═══ Data shown ═══

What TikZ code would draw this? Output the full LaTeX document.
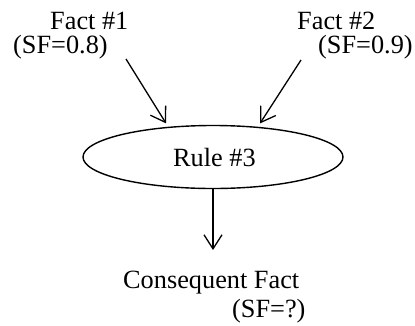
\documentclass[tikz,border=0pt]{standalone}
\usepackage{fontspec}
\setmainfont{Liberation Serif}
\usetikzlibrary{shapes.geometric,arrows.meta}
\begin{document}
\begin{tikzpicture}[x=1pt,y=-1pt,
  lbl/.style={anchor=base west,inner sep=0pt,font=\fontsize{26.3}{30}\selectfont},
  conn/.style={line width=1.3pt,-{Straight Barb[length=14pt,width=18pt,line width=1.3pt]}},
  rulebox/.style={draw,ellipse,line width=1.4pt,minimum width=260pt,minimum height=63pt,inner sep=0pt}]
\useasboundingbox (0,0) rectangle (415,325);
\node[lbl] (f1) at (50,29) {Fact \#1};
\node[lbl] (s1) at (13,53) {(SF=0.8)};
\node[lbl] (f2) at (297,29) {Fact \#2};
\node[lbl] (s2) at (318,53) {(SF=0.9)};
\node[rulebox] (rule) at (213,157) {};
\node[lbl] (rt) at (173,166) {Rule \#3};
\node[lbl] (cf) at (123,288) {Consequent Fact};
\node[lbl] (cs) at (232,317) {(SF=?)};
\coordinate (a1) at (126,59);
\coordinate (a2) at (301,60);
\coordinate (a3) at (213,250);
\draw[conn,shorten >=4pt] (a1) -- (rule.146);
\draw[conn,shorten >=4pt] (a2) -- (rule.34);
\draw[conn] (rule.south) -- (a3);
\end{tikzpicture}
\end{document}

═══

Objective
Return each line from the material above exactly, but not the pictures.

Result for this exercise
What TikZ code would draw this? Output the full LaTeX document.
\documentclass[tikz,border=0pt]{standalone}
\usepackage{fontspec}
\setmainfont{Liberation Serif}
\usetikzlibrary{shapes.geometric,arrows.meta}
\begin{document}
\begin{tikzpicture}[x=1pt,y=-1pt,
  lbl/.style={anchor=base west,inner sep=0pt,font=\fontsize{26.3}{30}\selectfont},
  conn/.style={line width=1.3pt,-{Straight Barb[length=14pt,width=18pt,line width=1.3pt]}},
  rulebox/.style={draw,ellipse,line width=1.4pt,minimum width=260pt,minimum height=63pt,inner sep=0pt}]
\useasboundingbox (0,0) rectangle (415,325);
\node[lbl] (f1) at (50,29) {Fact \#1};
\node[lbl] (s1) at (13,53) {(SF=0.8)};
\node[lbl] (f2) at (297,29) {Fact \#2};
\node[lbl] (s2) at (318,53) {(SF=0.9)};
\node[rulebox] (rule) at (213,157) {};
\node[lbl] (rt) at (173,166) {Rule \#3};
\node[lbl] (cf) at (123,288) {Consequent Fact};
\node[lbl] (cs) at (232,317) {(SF=?)};
\coordinate (a1) at (126,59);
\coordinate (a2) at (301,60);
\coordinate (a3) at (213,250);
\draw[conn,shorten >=4pt] (a1) -- (rule.146);
\draw[conn,shorten >=4pt] (a2) -- (rule.34);
\draw[conn] (rule.south) -- (a3);
\end{tikzpicture}
\end{document}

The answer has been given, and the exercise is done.